New lessons in state building (or, Was Mamdani wrong?)

Places that had strong precolonial states are more likely to be autocratic that democratic in the late 20th century. It is the colonized that are more democratic today. So argues Jacob Hariri in an excellent APSR paper:

This article documents that precolonial state development was an impediment to the development of democracy outside Europe, because indigenous state institutions constrained the European colonial endeavor and limited the diffusion of European institutions and ideas. Some countries were strong enough to resist colonization; others had enough state infrastructure that the colonizers would rule through existing institutions. Neither group therefore experienced institutional transplantation or European settlement. Less developed states, in contrast, were easier to colonize and were often colonized with institutional transplantation and an influx of settlers carrying ideals of parliamentarism. Using OLS and IV estimation, I present statistical evidence of an autocratic legacy of early statehood and document the proposed causal channel for a large sample of non-European countries. The conclusion is robust to different samples, different democracy indices, an array of exogenous controls, and several alternative theories of the causes and correlates of democracy.

Ungated copy here. Remarkably, he is a grad student in Scandinavia.

Closest relative in the economics literature is the Reversal of Fortune paper by AJR. The papers deserve to be read together.

Mahmood Mamdani famously argued that colonial rule fostered despotic regimes. Colonial powers such as Britain built structures of coercive, top-down rule. When they left, local strongmen easily took over, stripping away the veneer of parliamentary democracy left by departing colonials.

This still seems correct to me. I think what Hariri shows is these despots were shorter lived that we might have thought in 1990. They’ve been more likely to give way to quasi-democratic movements. The pre-colonial despots show greater staying power.

The trouble is that I’m not certain how to reconcile the paper with another of my new favorites, by Stelios Michalopoulos and Elias Papaioannou. They show the stronger pre-colonial states are wealthier today.

I have ideas, but this could turn into a new paper project of mine so I will not discuss just yet. All three papers are essential reading if you are interested in state development.

16 Responses

  1. Interesting paper, I just happened to stumble upon it recently while doing research for my thesis. I’m somewhat skeptical though, since the measure of precolonial state capacity, the State Antiquity Index, is a VERY imperfect indicator of what they’re trying to measure. If I remember correctly, Somalia has a higher value than many Central European countries (the reasoning is that many of them were “foreign” (e.g. Austrian) ruled for a long time) However, they undoubtedly have a long history of political order.

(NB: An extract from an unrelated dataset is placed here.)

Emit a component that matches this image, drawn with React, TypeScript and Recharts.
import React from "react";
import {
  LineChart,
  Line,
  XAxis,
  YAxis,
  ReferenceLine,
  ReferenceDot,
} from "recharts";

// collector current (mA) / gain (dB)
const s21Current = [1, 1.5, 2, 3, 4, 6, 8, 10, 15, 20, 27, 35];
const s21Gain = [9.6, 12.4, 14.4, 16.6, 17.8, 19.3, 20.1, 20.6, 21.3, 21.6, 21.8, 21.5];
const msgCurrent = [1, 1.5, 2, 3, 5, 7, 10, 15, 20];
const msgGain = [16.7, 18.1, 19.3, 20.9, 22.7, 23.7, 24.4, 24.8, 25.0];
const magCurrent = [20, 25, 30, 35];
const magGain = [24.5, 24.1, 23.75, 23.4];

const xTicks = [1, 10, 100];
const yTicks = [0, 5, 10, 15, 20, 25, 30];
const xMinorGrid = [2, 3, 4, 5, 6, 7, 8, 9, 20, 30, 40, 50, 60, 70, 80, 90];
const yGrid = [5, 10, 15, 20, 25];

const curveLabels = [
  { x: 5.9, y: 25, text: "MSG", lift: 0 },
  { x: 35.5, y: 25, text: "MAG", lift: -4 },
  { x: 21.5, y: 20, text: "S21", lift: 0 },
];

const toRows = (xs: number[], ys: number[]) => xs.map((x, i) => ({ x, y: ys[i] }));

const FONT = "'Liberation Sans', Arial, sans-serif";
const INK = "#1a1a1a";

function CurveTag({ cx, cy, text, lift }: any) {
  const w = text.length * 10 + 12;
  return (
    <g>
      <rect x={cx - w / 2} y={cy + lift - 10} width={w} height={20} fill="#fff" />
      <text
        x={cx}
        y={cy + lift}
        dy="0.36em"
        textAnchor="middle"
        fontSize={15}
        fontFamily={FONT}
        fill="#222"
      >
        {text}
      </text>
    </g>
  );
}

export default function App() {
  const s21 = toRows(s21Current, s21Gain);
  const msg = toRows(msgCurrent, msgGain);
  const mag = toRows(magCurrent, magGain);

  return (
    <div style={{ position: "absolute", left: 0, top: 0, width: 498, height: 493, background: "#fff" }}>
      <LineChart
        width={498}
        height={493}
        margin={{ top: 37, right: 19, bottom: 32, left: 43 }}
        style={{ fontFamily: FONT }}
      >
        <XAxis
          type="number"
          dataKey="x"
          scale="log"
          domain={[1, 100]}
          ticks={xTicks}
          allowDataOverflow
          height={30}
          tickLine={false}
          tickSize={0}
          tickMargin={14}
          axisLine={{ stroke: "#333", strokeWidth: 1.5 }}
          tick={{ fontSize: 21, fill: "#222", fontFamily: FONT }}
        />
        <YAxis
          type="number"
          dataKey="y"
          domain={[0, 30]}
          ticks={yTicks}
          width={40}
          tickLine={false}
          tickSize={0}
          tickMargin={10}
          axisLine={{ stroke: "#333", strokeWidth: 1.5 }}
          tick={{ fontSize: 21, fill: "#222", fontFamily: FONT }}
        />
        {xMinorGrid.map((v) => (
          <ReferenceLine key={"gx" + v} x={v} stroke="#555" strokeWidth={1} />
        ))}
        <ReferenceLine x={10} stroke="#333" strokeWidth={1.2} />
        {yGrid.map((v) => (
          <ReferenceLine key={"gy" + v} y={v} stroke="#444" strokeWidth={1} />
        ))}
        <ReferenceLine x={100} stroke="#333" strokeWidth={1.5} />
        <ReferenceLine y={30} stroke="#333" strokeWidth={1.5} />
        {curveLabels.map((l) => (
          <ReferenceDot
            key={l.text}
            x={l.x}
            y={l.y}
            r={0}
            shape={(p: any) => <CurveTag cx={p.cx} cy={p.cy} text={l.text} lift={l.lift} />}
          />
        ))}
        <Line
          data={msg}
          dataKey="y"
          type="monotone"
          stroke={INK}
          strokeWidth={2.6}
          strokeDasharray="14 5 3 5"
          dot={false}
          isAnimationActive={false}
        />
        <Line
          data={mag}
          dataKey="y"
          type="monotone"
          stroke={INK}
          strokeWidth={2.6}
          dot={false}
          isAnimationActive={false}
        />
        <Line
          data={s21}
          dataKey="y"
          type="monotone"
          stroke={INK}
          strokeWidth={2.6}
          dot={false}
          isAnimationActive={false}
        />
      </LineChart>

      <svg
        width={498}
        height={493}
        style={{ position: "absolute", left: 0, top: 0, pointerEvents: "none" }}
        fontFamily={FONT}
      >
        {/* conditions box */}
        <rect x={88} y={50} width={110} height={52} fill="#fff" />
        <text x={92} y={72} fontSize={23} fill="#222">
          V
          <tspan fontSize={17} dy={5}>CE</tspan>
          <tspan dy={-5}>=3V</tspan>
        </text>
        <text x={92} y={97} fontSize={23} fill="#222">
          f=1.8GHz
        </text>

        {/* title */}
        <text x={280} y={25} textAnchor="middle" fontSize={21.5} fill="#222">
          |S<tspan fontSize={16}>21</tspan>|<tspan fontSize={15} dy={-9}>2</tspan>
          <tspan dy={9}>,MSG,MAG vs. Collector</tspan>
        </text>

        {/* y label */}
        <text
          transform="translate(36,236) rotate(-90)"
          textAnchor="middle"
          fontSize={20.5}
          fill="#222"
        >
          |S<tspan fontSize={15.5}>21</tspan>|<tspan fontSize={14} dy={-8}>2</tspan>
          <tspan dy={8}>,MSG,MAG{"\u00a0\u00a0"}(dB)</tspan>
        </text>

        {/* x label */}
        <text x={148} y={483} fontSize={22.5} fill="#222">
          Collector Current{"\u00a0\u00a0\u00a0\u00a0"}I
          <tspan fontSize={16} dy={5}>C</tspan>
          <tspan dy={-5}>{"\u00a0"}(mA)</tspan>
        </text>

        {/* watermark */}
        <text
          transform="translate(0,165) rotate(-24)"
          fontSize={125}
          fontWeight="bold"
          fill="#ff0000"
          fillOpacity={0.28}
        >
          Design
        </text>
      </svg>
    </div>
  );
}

    A related paper that comes to interesting conclusions is “The Modern Impact of Precolonial Centralization in Africa” by Gennaioli and Rainer, who found that the stronger precolonial centralization was in African states, the higher the levels of public goods provision are today. Their data seems to be a bit more sophisticated, as well.

  2. Sara Berry’s contribution on indirect rule (hegemony on a shoestring) is often overlooked. Similar to Mamdani, but more subtle and to my mind accurate.

  3. Very interesting. One comment, though – why is it so remarkable that the author is a grad student in Scandinavia?

  4. This paper by your new colleague Elise Huillery: “The Impact of European Settlement within French West Africa: Did Pre-colonial Prosperous Areas Fall Behind?” is another contribution to this debate that stands out for me.